> Given instruction: Only the lines from the line containing "Rebuild this chart" through the line containing "oxygen_pct = [6.85, 4.2, 1.6]" should be reproduced, please, with no pictures.

> Records shown:
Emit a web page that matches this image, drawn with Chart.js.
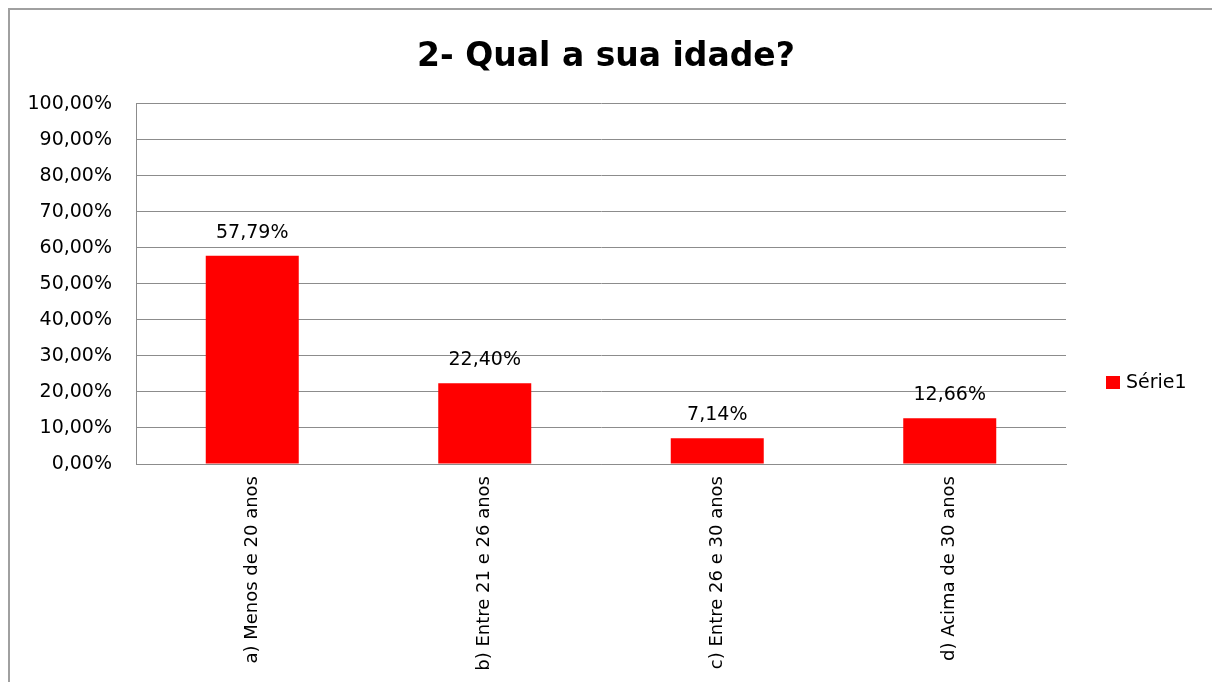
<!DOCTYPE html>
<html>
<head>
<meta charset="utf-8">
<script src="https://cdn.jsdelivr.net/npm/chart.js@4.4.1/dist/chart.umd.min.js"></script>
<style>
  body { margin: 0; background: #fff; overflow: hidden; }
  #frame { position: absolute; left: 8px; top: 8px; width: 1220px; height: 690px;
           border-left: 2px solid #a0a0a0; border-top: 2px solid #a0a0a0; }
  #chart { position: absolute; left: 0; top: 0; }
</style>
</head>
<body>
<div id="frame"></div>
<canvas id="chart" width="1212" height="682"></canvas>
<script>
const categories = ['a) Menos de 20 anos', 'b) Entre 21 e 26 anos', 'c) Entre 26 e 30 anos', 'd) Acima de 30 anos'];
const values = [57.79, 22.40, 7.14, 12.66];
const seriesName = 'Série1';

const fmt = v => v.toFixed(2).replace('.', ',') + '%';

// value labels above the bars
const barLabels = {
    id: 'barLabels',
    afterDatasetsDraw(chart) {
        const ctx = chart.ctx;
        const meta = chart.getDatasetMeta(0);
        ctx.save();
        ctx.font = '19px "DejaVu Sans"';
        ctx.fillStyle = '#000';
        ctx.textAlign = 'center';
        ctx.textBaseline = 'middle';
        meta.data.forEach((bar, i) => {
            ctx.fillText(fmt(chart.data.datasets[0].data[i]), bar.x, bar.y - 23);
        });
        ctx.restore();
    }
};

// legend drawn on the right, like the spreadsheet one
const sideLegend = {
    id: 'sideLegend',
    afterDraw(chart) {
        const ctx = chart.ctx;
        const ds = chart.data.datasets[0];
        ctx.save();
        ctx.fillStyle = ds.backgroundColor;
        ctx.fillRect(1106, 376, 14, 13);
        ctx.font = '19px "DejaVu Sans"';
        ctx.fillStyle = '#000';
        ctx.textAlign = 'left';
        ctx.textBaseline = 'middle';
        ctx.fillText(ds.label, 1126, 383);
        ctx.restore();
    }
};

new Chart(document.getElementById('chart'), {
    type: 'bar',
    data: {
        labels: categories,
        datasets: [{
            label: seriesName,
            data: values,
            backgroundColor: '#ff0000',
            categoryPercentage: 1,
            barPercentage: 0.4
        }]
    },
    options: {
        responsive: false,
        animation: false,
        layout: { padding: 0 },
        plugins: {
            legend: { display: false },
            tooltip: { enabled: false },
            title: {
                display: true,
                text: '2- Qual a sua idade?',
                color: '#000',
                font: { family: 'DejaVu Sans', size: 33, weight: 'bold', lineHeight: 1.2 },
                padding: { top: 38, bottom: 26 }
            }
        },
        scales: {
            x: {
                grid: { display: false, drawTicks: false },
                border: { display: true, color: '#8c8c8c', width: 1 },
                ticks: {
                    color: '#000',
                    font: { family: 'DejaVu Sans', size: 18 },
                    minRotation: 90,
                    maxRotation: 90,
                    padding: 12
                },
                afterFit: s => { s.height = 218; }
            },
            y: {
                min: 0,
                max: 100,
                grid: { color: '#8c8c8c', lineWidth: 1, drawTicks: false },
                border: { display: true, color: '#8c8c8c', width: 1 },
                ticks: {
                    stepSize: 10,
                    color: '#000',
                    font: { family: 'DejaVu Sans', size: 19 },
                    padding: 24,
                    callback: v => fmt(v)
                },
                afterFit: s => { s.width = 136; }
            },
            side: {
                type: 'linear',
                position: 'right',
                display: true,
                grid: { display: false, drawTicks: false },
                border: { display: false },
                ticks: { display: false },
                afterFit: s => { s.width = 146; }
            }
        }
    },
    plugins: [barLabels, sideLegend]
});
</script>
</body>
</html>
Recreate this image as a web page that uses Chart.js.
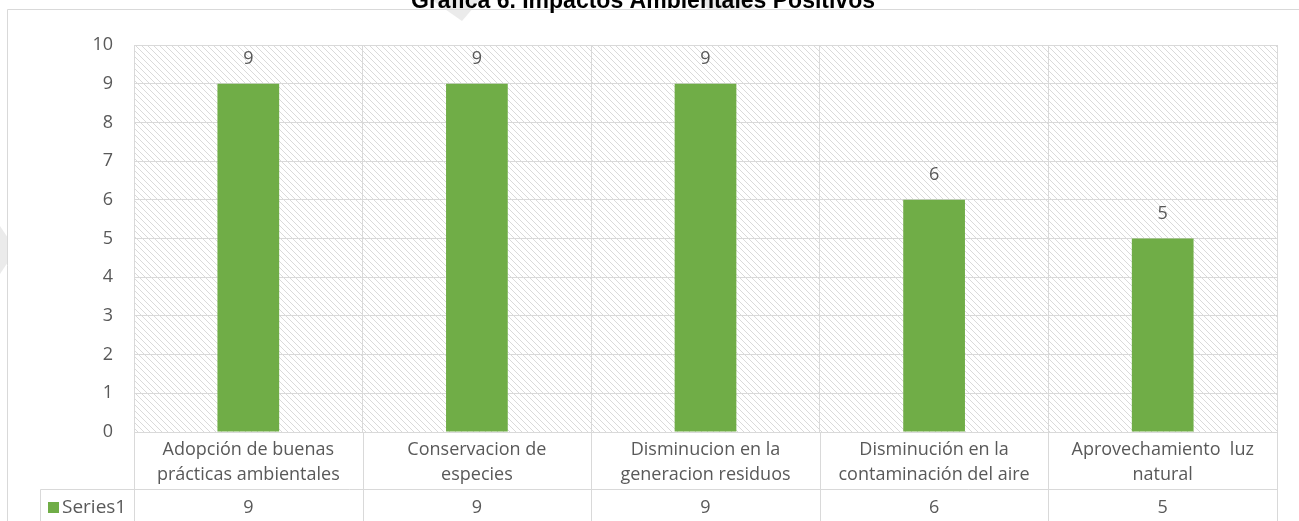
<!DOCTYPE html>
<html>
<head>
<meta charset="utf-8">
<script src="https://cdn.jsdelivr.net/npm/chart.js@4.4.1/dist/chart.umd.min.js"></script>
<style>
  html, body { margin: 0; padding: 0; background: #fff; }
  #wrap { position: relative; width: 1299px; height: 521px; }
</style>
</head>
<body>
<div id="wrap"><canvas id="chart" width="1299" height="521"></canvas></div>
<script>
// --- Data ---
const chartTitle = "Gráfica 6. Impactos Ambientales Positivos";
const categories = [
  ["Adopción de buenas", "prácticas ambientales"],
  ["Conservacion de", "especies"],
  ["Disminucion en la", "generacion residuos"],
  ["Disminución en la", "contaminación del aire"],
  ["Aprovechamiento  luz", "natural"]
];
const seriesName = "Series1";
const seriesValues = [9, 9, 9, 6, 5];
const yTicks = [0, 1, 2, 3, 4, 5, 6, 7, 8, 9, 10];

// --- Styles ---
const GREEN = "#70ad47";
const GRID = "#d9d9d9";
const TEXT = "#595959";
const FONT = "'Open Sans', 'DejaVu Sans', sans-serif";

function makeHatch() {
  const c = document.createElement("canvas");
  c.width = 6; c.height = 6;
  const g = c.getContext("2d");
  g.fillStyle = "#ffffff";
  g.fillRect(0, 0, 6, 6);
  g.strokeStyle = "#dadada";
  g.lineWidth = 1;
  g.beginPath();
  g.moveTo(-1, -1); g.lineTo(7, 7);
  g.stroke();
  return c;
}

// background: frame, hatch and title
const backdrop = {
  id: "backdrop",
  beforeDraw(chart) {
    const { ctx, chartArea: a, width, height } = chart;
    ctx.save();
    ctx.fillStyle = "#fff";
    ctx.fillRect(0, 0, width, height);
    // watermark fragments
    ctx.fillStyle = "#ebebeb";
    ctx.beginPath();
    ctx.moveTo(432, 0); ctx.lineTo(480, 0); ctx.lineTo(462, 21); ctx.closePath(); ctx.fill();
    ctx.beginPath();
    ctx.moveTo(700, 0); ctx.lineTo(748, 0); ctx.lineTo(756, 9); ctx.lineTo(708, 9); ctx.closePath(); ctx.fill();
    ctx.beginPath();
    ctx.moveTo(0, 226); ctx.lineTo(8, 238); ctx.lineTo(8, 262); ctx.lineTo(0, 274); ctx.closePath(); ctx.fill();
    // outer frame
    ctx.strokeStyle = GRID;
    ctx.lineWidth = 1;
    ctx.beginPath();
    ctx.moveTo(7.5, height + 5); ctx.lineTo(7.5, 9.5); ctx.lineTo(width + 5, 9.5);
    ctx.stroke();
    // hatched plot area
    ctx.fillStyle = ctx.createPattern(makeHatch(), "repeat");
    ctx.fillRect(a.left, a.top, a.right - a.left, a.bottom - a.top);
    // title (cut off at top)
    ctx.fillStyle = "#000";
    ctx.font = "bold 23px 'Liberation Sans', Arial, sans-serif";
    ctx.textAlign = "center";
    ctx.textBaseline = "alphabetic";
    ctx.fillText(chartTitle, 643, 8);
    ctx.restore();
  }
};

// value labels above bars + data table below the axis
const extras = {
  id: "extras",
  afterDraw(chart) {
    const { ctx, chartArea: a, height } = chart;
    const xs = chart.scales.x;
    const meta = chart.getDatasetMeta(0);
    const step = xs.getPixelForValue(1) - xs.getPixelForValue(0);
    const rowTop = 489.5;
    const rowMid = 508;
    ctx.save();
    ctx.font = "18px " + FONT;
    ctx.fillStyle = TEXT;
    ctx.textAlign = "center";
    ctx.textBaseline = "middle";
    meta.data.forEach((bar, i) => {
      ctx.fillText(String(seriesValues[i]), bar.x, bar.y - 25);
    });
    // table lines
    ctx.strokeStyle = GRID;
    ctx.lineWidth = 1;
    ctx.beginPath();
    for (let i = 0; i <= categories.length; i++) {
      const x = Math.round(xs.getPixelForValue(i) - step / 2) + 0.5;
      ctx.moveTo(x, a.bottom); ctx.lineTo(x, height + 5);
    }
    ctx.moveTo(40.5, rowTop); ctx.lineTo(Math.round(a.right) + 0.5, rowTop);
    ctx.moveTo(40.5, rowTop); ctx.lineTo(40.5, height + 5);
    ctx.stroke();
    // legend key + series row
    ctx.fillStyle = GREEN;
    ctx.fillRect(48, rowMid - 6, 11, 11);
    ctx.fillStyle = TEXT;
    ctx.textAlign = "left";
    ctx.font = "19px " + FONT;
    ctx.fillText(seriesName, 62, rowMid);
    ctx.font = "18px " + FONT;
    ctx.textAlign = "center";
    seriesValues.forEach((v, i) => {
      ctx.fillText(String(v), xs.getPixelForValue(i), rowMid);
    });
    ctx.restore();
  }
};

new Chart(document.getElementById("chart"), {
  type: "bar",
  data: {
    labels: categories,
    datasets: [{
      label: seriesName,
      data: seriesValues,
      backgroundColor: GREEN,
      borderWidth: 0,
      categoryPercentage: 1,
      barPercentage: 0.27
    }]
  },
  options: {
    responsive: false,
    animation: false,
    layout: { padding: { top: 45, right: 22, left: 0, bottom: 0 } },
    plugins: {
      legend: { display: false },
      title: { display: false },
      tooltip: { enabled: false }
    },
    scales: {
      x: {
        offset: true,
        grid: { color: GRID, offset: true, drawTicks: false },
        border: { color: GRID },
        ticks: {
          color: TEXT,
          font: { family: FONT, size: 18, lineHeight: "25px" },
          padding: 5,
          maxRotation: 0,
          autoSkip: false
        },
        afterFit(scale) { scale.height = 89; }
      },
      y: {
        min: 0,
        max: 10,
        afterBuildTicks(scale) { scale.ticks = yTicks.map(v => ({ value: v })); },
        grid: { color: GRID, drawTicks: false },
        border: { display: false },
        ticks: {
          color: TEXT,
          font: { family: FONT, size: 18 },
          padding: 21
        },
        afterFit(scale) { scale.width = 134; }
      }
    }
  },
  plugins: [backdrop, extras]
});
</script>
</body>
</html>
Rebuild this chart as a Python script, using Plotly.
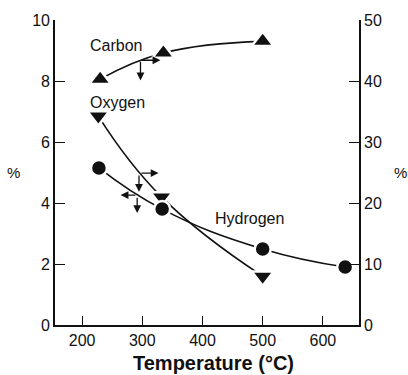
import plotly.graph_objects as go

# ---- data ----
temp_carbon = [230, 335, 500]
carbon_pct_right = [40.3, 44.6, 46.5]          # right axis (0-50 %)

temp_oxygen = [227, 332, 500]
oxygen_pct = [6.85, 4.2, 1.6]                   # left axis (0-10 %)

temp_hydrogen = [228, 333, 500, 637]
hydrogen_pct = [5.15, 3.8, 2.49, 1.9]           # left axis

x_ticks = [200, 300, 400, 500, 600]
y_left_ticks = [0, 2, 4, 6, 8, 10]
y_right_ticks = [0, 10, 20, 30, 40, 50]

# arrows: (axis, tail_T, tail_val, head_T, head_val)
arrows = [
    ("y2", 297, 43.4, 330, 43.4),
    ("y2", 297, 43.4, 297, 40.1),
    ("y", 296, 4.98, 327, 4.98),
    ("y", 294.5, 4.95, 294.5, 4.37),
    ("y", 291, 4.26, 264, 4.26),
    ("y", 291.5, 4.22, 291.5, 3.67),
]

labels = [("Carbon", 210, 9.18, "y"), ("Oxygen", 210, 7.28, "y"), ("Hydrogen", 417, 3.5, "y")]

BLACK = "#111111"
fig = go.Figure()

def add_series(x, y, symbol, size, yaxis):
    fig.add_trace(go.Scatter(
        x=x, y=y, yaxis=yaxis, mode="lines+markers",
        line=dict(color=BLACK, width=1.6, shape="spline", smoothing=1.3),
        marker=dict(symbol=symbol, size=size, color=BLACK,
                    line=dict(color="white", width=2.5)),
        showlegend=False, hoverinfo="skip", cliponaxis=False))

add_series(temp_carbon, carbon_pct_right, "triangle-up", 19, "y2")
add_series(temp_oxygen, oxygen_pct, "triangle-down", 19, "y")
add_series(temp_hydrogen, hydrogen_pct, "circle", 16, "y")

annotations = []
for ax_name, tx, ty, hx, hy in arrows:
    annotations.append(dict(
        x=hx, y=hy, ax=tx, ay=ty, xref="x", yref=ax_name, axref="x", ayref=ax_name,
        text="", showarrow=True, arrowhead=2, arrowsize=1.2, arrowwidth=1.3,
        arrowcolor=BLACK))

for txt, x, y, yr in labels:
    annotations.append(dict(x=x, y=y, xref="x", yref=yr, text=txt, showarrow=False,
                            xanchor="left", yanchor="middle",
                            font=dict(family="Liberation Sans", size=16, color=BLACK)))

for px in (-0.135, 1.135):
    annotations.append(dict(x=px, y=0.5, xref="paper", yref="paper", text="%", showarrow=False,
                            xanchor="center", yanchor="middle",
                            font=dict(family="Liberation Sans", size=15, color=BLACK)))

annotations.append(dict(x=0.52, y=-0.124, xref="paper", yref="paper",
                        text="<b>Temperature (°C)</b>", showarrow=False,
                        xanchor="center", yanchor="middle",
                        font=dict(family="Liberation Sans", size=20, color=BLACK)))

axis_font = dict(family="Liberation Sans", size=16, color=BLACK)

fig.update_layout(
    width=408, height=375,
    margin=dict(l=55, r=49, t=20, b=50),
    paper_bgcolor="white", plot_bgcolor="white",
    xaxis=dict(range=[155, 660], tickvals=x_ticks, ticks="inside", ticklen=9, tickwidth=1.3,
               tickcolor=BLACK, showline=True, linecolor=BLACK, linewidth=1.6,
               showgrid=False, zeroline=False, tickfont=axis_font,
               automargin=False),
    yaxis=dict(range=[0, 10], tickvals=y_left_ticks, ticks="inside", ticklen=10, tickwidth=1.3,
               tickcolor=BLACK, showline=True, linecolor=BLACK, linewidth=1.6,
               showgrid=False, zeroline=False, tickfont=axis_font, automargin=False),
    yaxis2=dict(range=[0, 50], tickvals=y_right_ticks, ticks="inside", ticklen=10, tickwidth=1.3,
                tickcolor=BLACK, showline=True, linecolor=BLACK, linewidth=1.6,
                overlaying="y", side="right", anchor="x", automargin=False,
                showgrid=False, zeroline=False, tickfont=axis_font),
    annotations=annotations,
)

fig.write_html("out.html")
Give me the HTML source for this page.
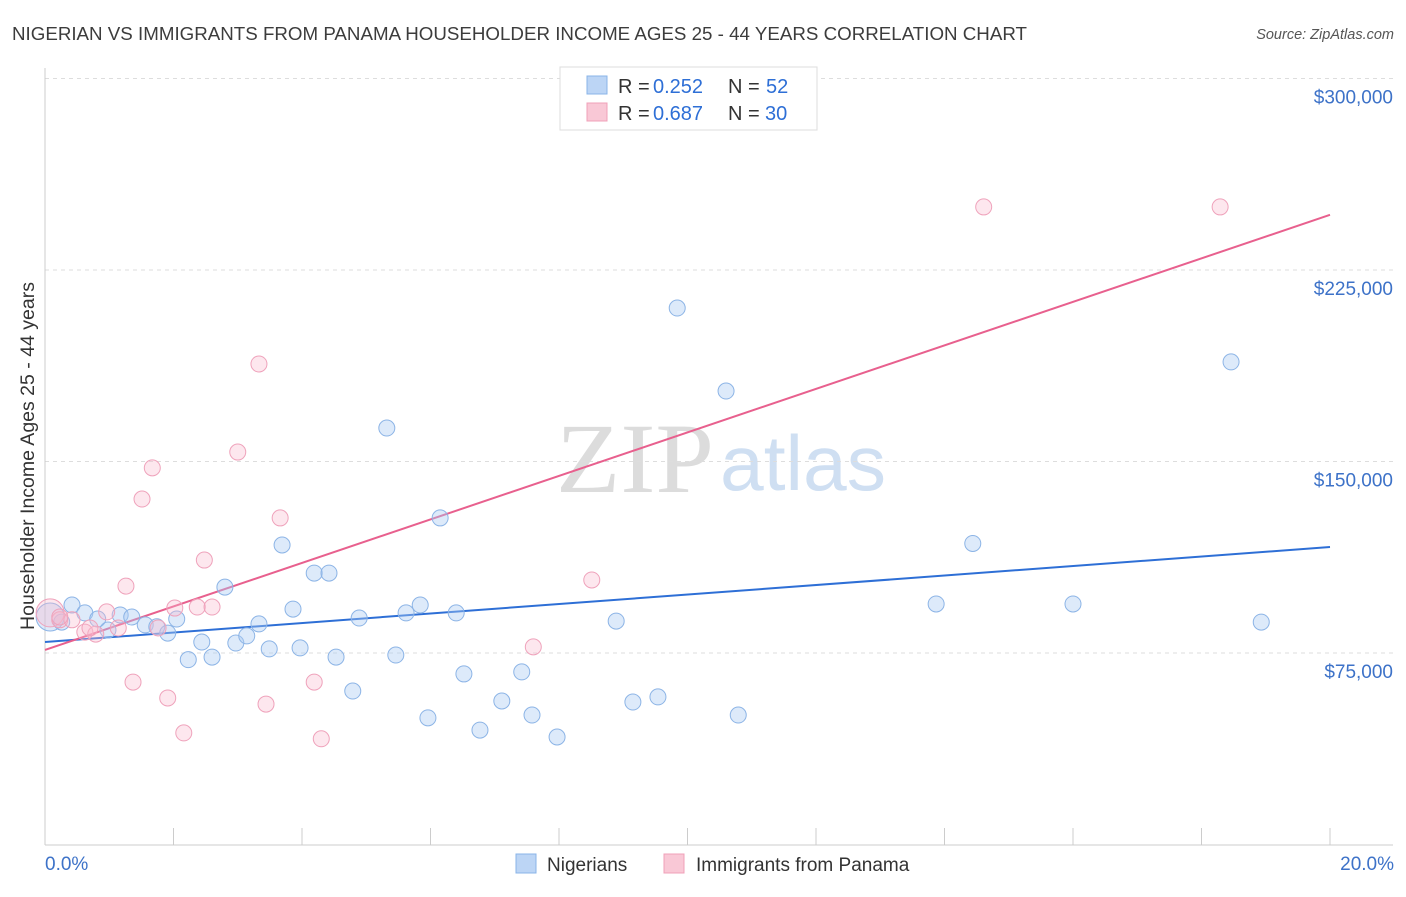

> Exercise answer:
Rebuild this chart as a Python script, using Plotly.
import plotly.graph_objects as go

# ---- data ----
temp_carbon = [230, 335, 500]
carbon_pct_right = [40.3, 44.6, 46.5]          # right axis (0-50 %)

temp_oxygen = [227, 332, 500]
oxygen_pct = [6.85, 4.2, 1.6]                   # left axis (0-10 %)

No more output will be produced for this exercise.